Mme Boulanger (Sylvie): Écoutez, moi, ma formation remonte à plus de 25 ans déjà. À l'époque, j'ai fait ma formation au niveau du cégep. Nous avions une session pleine de cours, à trois heures semaine, là, de... En fait, c'était 45 heures de cours consacrées à la pharmacologie, et c'est questionné également dans l'examen pour l'obtention du permis à la corporation professionnelle. Donc, maintenant, j'imagine que c'est encore tout autant au niveau du collégial. Il doit y avoir également une partie au niveau de l'université. Cependant, je ne suis pas en mesure de vous répondre de façon très précise, là, sur le nombre d'heures, à l'université, qui sont consacrées à la pharmacologie, je vous parle de mon expérience propre.
Mme Charest (Rimouski): O.K. Alors... Mais, au cégep, vous n'avez pas idée si ça s'est modifié, si le contenu des cours et le nombre d'heures consacrées, depuis ce temps, a été modifié ou quoi que ce soit?
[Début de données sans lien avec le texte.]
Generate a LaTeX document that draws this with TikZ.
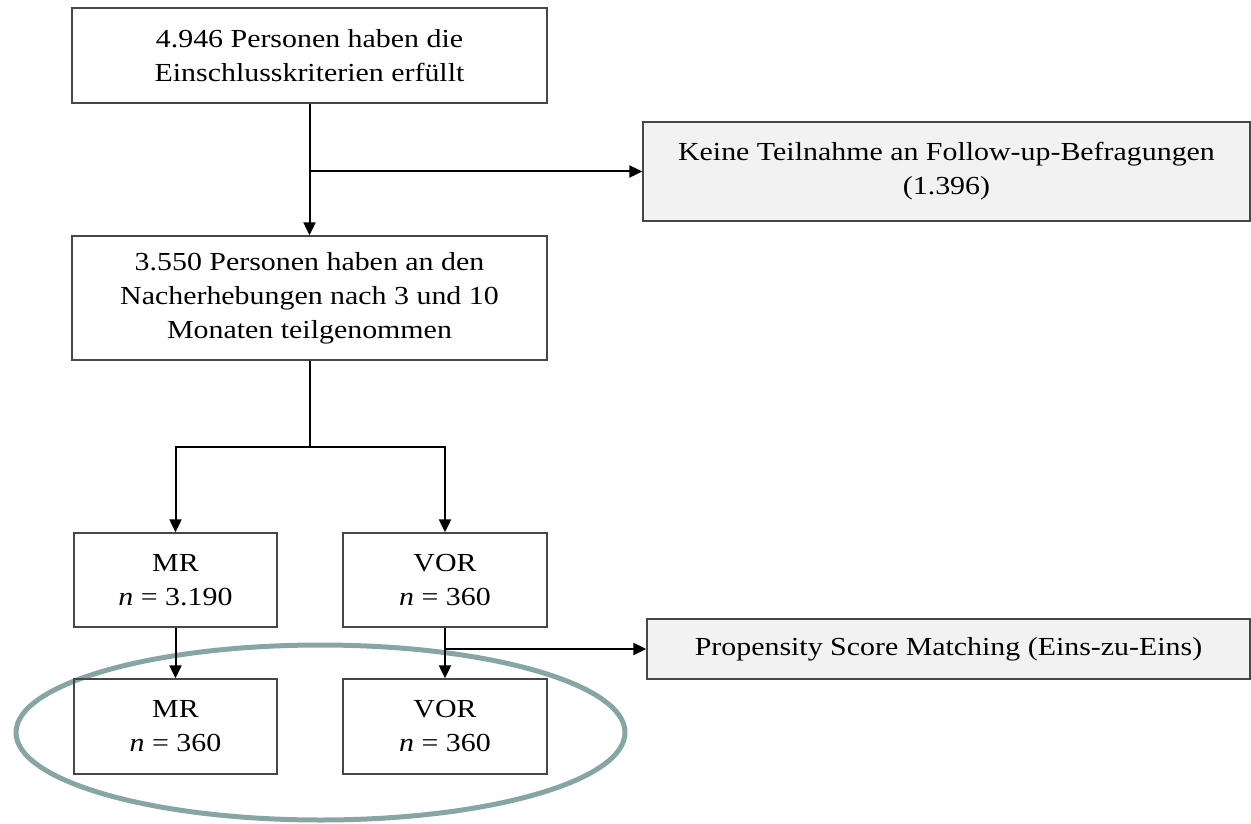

Mme Boulanger (Sylvie): Non, je ne le sais pas. En fait, je n'ai pas eu récemment l'occasion de questionner cette dimension-là et... Non, je suis désolée.
Mme Charest (Rimouski): Parfait. Dites-moi, vous avez, j'allais dire une allergie, mais prenez-le pas mal, par rapport à l'axe 4, là, qui est le maintien d'une industrie dynamique. Et pour vous ça ne devrait pas être dans la politique du médicament. J'aimerais que vous nous en parliez, là, dans le sens de pourquoi on devrait exclure complètement, d'après ce que je comprends de votre mémoire, toute la question de l'industrie du médicament...
Mme Boulanger (Sylvie): En fait, une politique du médicament doit, d'abord et avant tout, être au service de la santé de la population. Et malheureusement, comme on le dit dans notre mémoire, il ne s'avère pas que la politique qui est présentée actuellement soit, d'abord et avant tout, au service de la population, et c'est ça qu'on regrette. On veut bien avoir une industrie de pointe, florissante, on en est, mais je pense qu'il faut être capables de se donner des priorités dans l'état de santé de la population, dans les politiques qu'on adopte, notamment en santé, en services sociaux. Et je trouve qu'il est difficilement conciliable de vouloir, par exemple, tout mettre en oeuvre... ou faciliter de façon fort évidente l'industrie pharmaceutique au détriment de la population, à tout le moins d'un certain nombre de notre population, là. Et éthiquement, moralement, on trouve ça difficile.
Mme Charest (Rimouski): Merci, mesdames. Bonne fin de journée.
Le Président (M. Paquin): Merci donc, Mme Boulanger, Mme Mercier, de la Fédération des infirmières et infirmiers du Québec. Merci de votre présence à la Commission des affaires sociales. La commission ajourne donc ses travaux sine die.